=== Data block ===
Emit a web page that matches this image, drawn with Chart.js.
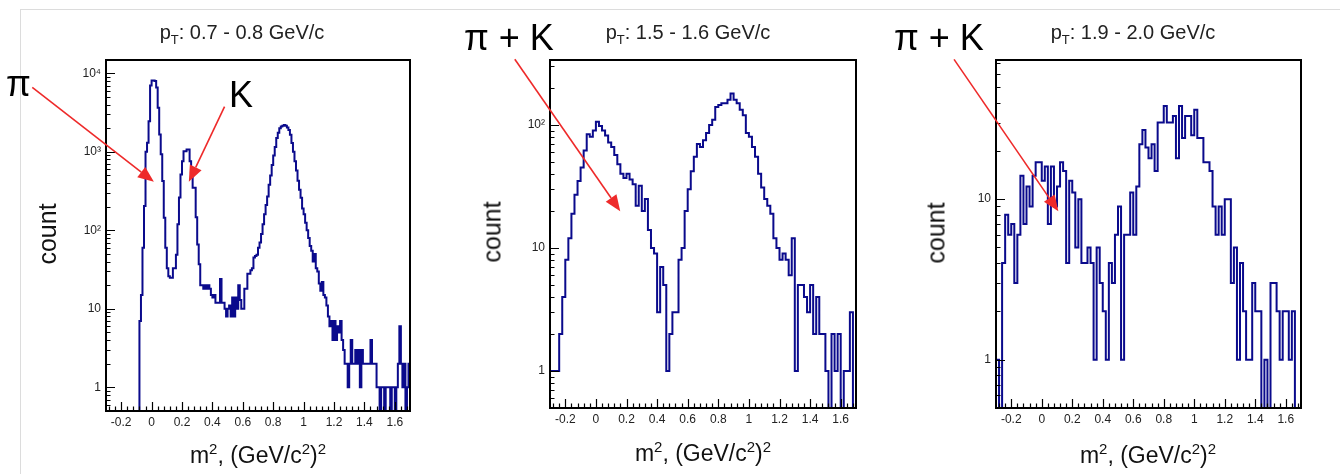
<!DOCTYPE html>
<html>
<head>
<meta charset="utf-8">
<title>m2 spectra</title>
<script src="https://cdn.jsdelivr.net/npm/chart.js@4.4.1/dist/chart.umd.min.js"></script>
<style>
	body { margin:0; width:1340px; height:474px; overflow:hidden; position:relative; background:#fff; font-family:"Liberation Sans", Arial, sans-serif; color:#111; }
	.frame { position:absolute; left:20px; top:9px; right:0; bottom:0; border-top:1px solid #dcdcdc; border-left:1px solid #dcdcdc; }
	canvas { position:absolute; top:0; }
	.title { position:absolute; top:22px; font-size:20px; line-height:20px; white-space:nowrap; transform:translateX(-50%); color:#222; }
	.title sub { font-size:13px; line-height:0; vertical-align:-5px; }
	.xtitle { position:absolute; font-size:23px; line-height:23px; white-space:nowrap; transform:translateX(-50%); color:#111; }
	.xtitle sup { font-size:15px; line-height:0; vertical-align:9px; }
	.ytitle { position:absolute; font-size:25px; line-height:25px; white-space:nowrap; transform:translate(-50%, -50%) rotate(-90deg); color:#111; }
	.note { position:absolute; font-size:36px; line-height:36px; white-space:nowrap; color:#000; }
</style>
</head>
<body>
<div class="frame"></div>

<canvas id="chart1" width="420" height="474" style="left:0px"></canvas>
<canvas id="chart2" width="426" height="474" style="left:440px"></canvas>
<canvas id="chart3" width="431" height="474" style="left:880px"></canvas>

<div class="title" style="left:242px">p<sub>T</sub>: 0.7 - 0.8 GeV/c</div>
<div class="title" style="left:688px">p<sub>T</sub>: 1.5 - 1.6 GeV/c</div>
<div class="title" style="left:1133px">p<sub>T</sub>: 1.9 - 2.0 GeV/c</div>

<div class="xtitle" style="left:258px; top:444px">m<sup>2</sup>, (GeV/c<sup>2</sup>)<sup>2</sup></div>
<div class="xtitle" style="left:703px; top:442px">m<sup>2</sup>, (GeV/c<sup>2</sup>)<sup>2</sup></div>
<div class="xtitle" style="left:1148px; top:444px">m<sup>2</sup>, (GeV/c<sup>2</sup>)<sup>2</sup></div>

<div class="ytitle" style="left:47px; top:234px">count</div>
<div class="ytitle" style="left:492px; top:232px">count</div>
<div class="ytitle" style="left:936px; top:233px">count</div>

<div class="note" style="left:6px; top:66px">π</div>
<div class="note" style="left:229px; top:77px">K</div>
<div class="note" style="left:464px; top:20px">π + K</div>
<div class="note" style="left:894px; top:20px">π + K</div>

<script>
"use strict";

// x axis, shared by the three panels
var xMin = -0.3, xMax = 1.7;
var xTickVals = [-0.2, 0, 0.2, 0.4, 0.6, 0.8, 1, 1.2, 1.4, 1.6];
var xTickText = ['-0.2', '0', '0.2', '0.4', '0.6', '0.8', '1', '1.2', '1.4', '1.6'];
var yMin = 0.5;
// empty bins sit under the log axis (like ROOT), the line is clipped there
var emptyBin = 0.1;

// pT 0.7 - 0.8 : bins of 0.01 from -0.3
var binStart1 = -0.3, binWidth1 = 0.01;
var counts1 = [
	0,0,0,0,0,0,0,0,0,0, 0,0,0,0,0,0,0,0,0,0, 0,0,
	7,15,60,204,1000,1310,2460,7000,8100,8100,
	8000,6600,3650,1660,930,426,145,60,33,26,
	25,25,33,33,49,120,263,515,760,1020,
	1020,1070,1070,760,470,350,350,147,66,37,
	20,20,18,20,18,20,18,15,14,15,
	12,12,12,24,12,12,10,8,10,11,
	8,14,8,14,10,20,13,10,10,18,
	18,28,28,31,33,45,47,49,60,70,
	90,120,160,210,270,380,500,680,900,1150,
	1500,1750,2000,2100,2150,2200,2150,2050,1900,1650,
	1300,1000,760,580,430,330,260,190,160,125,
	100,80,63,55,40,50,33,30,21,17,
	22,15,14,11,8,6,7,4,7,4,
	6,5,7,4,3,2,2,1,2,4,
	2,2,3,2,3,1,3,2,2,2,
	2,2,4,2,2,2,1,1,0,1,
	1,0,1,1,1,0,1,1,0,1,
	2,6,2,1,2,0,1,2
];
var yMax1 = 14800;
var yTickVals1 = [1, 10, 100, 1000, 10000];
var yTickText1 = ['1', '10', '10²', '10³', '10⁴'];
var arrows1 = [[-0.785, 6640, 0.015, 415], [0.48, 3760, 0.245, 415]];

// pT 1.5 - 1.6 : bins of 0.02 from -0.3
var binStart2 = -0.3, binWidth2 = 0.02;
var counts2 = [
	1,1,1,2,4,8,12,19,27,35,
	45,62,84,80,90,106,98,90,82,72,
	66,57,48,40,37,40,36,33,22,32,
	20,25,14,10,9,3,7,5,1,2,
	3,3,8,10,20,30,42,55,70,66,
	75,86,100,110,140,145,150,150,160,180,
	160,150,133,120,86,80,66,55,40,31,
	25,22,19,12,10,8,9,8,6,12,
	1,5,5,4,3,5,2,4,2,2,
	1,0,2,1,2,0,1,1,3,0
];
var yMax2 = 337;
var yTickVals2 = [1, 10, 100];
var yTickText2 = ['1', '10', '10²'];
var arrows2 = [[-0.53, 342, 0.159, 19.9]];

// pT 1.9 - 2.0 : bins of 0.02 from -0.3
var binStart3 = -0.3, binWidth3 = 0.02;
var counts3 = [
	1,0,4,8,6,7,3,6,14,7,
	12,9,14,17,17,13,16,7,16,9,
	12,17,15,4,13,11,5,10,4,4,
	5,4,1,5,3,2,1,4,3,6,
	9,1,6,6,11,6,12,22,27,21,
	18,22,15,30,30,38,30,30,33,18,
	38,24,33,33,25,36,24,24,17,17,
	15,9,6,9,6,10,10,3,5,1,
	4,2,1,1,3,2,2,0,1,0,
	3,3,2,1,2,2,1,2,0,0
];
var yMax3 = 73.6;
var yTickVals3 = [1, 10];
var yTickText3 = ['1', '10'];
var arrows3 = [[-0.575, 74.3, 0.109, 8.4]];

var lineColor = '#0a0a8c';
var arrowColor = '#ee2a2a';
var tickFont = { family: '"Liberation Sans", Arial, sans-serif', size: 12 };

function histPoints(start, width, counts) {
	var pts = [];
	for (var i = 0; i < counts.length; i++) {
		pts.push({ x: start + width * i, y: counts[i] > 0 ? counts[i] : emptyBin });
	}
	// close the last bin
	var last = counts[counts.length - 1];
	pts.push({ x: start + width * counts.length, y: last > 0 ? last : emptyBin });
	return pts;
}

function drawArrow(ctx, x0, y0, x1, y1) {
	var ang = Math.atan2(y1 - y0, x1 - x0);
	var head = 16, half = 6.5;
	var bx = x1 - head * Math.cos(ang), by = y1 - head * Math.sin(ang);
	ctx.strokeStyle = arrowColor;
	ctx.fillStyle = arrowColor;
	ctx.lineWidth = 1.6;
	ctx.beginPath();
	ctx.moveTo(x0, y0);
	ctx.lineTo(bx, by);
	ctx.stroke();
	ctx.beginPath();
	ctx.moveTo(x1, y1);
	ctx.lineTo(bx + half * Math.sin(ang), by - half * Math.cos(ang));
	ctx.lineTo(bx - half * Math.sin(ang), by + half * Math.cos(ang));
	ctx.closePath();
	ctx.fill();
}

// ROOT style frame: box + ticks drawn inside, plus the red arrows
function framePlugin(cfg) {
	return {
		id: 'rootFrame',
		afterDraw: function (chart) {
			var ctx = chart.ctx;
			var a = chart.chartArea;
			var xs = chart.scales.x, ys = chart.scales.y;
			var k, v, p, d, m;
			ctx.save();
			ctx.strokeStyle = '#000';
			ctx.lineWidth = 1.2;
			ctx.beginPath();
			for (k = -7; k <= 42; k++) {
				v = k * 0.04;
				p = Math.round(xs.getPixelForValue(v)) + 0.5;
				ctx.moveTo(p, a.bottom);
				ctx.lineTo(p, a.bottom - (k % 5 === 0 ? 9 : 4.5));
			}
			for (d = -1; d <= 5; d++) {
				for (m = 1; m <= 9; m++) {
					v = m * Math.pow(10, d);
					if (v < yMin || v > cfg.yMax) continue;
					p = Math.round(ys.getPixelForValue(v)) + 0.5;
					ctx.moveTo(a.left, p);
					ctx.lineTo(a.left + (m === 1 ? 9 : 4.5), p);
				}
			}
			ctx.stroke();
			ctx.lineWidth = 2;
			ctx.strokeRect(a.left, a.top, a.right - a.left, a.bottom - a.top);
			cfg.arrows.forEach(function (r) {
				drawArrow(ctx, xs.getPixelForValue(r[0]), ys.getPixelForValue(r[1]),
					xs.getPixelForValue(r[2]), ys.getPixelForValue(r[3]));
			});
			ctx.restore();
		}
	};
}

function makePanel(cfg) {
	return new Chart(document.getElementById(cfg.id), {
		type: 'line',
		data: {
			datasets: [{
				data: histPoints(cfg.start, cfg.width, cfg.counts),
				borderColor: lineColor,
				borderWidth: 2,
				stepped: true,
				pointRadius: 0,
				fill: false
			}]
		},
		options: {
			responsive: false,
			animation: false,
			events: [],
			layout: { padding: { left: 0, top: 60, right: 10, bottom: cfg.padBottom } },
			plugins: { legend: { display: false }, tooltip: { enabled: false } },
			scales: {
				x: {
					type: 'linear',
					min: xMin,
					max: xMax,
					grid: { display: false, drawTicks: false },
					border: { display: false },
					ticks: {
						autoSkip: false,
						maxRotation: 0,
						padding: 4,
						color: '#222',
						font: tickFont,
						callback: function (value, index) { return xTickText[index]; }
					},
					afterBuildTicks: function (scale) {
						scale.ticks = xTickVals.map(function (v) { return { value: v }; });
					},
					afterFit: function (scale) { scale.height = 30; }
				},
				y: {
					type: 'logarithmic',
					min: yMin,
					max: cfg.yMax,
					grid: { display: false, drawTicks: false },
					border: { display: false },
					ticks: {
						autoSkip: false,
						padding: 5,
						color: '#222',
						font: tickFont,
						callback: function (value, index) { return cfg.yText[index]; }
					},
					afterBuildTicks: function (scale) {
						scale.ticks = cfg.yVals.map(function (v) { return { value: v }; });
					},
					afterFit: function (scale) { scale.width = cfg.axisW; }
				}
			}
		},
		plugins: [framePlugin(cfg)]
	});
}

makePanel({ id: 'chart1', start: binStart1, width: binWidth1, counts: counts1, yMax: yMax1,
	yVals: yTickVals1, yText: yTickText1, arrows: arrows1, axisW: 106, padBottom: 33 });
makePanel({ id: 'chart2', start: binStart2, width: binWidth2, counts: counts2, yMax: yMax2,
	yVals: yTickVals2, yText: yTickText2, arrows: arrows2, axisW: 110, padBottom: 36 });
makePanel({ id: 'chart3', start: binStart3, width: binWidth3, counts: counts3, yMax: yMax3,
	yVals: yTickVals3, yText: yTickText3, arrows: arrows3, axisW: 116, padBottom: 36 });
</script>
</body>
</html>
===
Copy out each line of the material that holds the word "drawn".

Emit a web page that matches this image, drawn with Chart.js.
// ROOT style frame: box + ticks drawn inside, plus the red arrows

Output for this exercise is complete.